Cuomo: New Yorkers With COVID-19 Antibodies Can Get Virus Again
Gov. Andrew Cuomo warned New Yorkers having COVID-19 antibodies doesn't guarantee you won't get the virus again. He also said the virus can cause severe illness in children.
On Friday, from Marist College, for the first time, Cuomo said having COVID-19 antibodies isn't a guarantee that you won't get the virus a second time. Health officials have stated this before, but this marks the first time Cuomo has said it during a coronavirus briefing.
During his COVID-19 briefing, Cuomo announced the hospitalizations rates and new COVID hospitalizations cases are largely flat.
"We would have hoped that we would have come down very quickly. That's not what is happening," Cuomo said.
He announced 216 people have died from COVID-19 in the state in the past 24 hours. The statewide death total now stands at 21,044, after the death total increased by almost 1,000 overnight
"We know the pain is felt by their families and we share this loss," he said.
Cuomo announced officials are now seeing evidence COVID-19 can cause severe illness in children. So far the state has seen 73 severe cases in children across the state and at least one death, with more cases being investigated.
"On Thursday, a 5-year-old boy passed away from these complications, believed to be caused by COVID-19. This is every parent's nightmare. That your child might be affected by this virus. But it's something we have to factor now," Cuomo said during his COVID briefing from Marist College.

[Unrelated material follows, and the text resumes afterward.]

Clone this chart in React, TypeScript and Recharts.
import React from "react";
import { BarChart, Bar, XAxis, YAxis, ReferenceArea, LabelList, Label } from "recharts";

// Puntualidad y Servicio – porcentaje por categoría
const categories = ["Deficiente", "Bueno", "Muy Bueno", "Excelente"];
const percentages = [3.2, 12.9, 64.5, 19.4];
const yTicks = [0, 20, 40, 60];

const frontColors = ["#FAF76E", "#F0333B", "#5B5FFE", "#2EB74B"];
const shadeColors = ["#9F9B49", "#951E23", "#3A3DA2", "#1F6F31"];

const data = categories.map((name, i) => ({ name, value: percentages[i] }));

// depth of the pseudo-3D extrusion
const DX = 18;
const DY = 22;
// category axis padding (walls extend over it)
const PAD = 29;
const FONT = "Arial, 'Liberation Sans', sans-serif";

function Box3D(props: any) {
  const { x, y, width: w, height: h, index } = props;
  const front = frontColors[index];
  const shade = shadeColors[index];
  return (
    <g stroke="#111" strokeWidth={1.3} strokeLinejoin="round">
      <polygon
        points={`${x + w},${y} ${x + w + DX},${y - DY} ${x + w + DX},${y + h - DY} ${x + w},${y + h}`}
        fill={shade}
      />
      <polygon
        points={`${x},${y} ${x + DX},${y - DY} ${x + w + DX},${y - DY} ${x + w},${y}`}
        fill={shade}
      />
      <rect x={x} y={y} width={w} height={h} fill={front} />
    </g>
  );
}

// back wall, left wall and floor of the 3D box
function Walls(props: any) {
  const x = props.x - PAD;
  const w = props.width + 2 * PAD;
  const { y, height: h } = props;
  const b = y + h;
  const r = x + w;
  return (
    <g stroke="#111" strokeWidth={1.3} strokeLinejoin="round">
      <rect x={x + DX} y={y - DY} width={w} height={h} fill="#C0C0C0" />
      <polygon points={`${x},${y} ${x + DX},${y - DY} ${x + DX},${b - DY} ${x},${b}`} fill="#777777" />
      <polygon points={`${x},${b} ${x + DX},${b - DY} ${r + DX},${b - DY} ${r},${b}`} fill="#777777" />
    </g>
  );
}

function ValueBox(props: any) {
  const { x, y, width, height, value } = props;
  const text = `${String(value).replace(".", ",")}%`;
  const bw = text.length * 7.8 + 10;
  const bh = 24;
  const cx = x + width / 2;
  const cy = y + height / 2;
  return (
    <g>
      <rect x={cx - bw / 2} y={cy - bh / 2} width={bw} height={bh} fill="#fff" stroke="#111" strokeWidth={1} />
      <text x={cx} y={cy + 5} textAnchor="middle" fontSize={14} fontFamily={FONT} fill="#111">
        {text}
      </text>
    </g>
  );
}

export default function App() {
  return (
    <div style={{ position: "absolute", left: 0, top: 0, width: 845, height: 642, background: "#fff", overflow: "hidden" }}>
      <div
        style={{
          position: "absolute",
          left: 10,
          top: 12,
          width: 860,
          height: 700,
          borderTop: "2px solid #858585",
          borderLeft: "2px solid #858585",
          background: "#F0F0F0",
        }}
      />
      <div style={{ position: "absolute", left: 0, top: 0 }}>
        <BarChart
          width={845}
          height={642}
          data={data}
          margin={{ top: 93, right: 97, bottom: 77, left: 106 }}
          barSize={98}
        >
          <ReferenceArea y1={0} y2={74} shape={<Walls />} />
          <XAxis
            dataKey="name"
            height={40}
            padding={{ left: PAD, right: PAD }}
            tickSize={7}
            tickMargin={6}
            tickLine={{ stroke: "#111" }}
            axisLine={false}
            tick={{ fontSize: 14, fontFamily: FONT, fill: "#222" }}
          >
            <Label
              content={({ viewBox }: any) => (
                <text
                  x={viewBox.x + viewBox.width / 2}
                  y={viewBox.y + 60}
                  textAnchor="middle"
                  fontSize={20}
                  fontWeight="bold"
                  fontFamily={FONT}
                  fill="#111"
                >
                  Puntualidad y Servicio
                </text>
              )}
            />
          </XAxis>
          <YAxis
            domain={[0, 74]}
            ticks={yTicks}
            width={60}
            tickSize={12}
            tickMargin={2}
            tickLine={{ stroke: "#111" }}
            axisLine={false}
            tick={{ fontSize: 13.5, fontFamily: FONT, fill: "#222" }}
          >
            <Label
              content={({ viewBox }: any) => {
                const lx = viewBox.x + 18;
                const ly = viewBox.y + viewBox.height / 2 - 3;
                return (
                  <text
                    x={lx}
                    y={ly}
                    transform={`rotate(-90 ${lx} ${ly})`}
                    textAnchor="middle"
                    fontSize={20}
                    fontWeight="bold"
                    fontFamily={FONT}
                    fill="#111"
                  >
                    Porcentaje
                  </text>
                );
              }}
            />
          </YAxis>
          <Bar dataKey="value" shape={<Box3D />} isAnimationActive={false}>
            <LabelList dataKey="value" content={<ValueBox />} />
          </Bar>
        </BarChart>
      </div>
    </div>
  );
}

The 73 New York children are getting severely ill with symptoms similar to Kawasaki disease and toxic shock-like syndrome, which is believed to be linked to coronavirus, Cuomo noted. Signs of Kawasaki disease include a rash on the palms and soles, fever, vomiting, abdominal pain, swollen lymph nodes, and inflammation or red eyes.
Cuomo suggests parents seek care right away if a child has any of these symptoms.